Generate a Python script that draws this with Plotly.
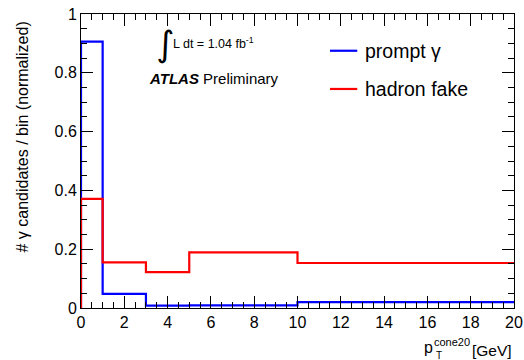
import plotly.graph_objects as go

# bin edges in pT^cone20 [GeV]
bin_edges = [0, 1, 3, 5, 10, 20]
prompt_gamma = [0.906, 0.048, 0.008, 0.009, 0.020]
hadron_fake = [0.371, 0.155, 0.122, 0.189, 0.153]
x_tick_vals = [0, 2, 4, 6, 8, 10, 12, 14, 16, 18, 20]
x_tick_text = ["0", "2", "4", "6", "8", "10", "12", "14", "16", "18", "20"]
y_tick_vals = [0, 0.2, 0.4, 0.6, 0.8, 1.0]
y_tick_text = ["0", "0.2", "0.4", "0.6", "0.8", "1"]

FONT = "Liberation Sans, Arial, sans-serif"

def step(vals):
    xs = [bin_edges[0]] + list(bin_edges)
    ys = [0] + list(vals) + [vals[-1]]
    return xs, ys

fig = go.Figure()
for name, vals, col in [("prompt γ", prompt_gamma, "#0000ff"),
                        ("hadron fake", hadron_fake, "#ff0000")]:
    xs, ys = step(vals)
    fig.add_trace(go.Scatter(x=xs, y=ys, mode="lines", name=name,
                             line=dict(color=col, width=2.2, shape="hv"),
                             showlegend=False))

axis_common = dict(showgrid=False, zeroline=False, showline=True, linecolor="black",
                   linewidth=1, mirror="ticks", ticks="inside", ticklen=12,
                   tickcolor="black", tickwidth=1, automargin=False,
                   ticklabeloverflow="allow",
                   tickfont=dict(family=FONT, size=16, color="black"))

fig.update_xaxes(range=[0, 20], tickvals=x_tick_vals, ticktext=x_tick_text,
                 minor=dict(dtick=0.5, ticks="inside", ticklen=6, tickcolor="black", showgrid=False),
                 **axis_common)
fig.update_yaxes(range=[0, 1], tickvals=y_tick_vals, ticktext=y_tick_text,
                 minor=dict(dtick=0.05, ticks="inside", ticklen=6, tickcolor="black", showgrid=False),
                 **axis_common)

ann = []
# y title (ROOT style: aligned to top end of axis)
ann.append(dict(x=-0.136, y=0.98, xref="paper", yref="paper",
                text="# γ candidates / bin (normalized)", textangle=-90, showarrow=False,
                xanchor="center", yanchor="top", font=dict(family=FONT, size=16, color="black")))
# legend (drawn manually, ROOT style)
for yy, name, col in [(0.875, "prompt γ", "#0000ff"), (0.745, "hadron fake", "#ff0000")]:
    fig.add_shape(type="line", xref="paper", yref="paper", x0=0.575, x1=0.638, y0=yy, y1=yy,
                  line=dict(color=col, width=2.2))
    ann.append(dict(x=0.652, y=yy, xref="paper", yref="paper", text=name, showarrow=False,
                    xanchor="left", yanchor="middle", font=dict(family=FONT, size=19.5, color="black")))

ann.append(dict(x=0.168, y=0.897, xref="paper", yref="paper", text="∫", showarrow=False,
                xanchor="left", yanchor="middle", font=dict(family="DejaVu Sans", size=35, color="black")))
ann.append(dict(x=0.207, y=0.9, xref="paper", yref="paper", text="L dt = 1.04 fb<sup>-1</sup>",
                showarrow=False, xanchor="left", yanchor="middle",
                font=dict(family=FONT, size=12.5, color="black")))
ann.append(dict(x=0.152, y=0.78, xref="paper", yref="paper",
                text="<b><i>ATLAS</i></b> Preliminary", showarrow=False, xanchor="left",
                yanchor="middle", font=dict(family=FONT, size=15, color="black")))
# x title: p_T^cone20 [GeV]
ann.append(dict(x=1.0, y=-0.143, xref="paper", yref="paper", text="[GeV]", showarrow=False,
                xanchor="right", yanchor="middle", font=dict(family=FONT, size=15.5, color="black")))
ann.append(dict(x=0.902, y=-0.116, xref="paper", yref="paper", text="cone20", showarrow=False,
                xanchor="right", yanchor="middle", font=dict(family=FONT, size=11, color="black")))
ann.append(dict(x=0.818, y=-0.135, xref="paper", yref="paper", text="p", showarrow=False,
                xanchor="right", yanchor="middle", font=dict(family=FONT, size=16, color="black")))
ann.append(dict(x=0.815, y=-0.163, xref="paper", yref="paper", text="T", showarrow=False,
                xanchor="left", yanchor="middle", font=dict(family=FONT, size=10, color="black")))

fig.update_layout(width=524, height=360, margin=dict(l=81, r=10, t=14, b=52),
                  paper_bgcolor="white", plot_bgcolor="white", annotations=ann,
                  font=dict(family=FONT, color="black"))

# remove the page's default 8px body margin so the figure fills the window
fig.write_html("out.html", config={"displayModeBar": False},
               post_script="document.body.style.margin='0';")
■ ■ ■ ■
→ STATED PROBLEM
Every line above should be returned exactly; the pictures stay out.

→ RESULT FOR THIS TASK
Generate a Python script that draws this with Plotly.
import plotly.graph_objects as go

# bin edges in pT^cone20 [GeV]
bin_edges = [0, 1, 3, 5, 10, 20]
prompt_gamma = [0.906, 0.048, 0.008, 0.009, 0.020]
hadron_fake = [0.371, 0.155, 0.122, 0.189, 0.153]
x_tick_vals = [0, 2, 4, 6, 8, 10, 12, 14, 16, 18, 20]
x_tick_text = ["0", "2", "4", "6", "8", "10", "12", "14", "16", "18", "20"]
y_tick_vals = [0, 0.2, 0.4, 0.6, 0.8, 1.0]
y_tick_text = ["0", "0.2", "0.4", "0.6", "0.8", "1"]

FONT = "Liberation Sans, Arial, sans-serif"

def step(vals):
    xs = [bin_edges[0]] + list(bin_edges)
    ys = [0] + list(vals) + [vals[-1]]
    return xs, ys

fig = go.Figure()
for name, vals, col in [("prompt γ", prompt_gamma, "#0000ff"),
                        ("hadron fake", hadron_fake, "#ff0000")]:
    xs, ys = step(vals)
    fig.add_trace(go.Scatter(x=xs, y=ys, mode="lines", name=name,
                             line=dict(color=col, width=2.2, shape="hv"),
                             showlegend=False))

axis_common = dict(showgrid=False, zeroline=False, showline=True, linecolor="black",
                   linewidth=1, mirror="ticks", ticks="inside", ticklen=12,
                   tickcolor="black", tickwidth=1, automargin=False,
                   ticklabeloverflow="allow",
                   tickfont=dict(family=FONT, size=16, color="black"))

fig.update_xaxes(range=[0, 20], tickvals=x_tick_vals, ticktext=x_tick_text,
                 minor=dict(dtick=0.5, ticks="inside", ticklen=6, tickcolor="black", showgrid=False),
                 **axis_common)
fig.update_yaxes(range=[0, 1], tickvals=y_tick_vals, ticktext=y_tick_text,
                 minor=dict(dtick=0.05, ticks="inside", ticklen=6, tickcolor="black", showgrid=False),
                 **axis_common)

ann = []
# y title (ROOT style: aligned to top end of axis)
ann.append(dict(x=-0.136, y=0.98, xref="paper", yref="paper",
                text="# γ candidates / bin (normalized)", textangle=-90, showarrow=False,
                xanchor="center", yanchor="top", font=dict(family=FONT, size=16, color="black")))
# legend (drawn manually, ROOT style)
for yy, name, col in [(0.875, "prompt γ", "#0000ff"), (0.745, "hadron fake", "#ff0000")]:
    fig.add_shape(type="line", xref="paper", yref="paper", x0=0.575, x1=0.638, y0=yy, y1=yy,
                  line=dict(color=col, width=2.2))
    ann.append(dict(x=0.652, y=yy, xref="paper", yref="paper", text=name, showarrow=False,
                    xanchor="left", yanchor="middle", font=dict(family=FONT, size=19.5, color="black")))

ann.append(dict(x=0.168, y=0.897, xref="paper", yref="paper", text="∫", showarrow=False,
                xanchor="left", yanchor="middle", font=dict(family="DejaVu Sans", size=35, color="black")))
ann.append(dict(x=0.207, y=0.9, xref="paper", yref="paper", text="L dt = 1.04 fb<sup>-1</sup>",
                showarrow=False, xanchor="left", yanchor="middle",
                font=dict(family=FONT, size=12.5, color="black")))
ann.append(dict(x=0.152, y=0.78, xref="paper", yref="paper",
                text="<b><i>ATLAS</i></b> Preliminary", showarrow=False, xanchor="left",
                yanchor="middle", font=dict(family=FONT, size=15, color="black")))
# x title: p_T^cone20 [GeV]
ann.append(dict(x=1.0, y=-0.143, xref="paper", yref="paper", text="[GeV]", showarrow=False,
                xanchor="right", yanchor="middle", font=dict(family=FONT, size=15.5, color="black")))
ann.append(dict(x=0.902, y=-0.116, xref="paper", yref="paper", text="cone20", showarrow=False,
                xanchor="right", yanchor="middle", font=dict(family=FONT, size=11, color="black")))
ann.append(dict(x=0.818, y=-0.135, xref="paper", yref="paper", text="p", showarrow=False,
                xanchor="right", yanchor="middle", font=dict(family=FONT, size=16, color="black")))
ann.append(dict(x=0.815, y=-0.163, xref="paper", yref="paper", text="T", showarrow=False,
                xanchor="left", yanchor="middle", font=dict(family=FONT, size=10, color="black")))

fig.update_layout(width=524, height=360, margin=dict(l=81, r=10, t=14, b=52),
                  paper_bgcolor="white", plot_bgcolor="white", annotations=ann,
                  font=dict(family=FONT, color="black"))

# remove the page's default 8px body margin so the figure fills the window
fig.write_html("out.html", config={"displayModeBar": False},
               post_script="document.body.style.margin='0';")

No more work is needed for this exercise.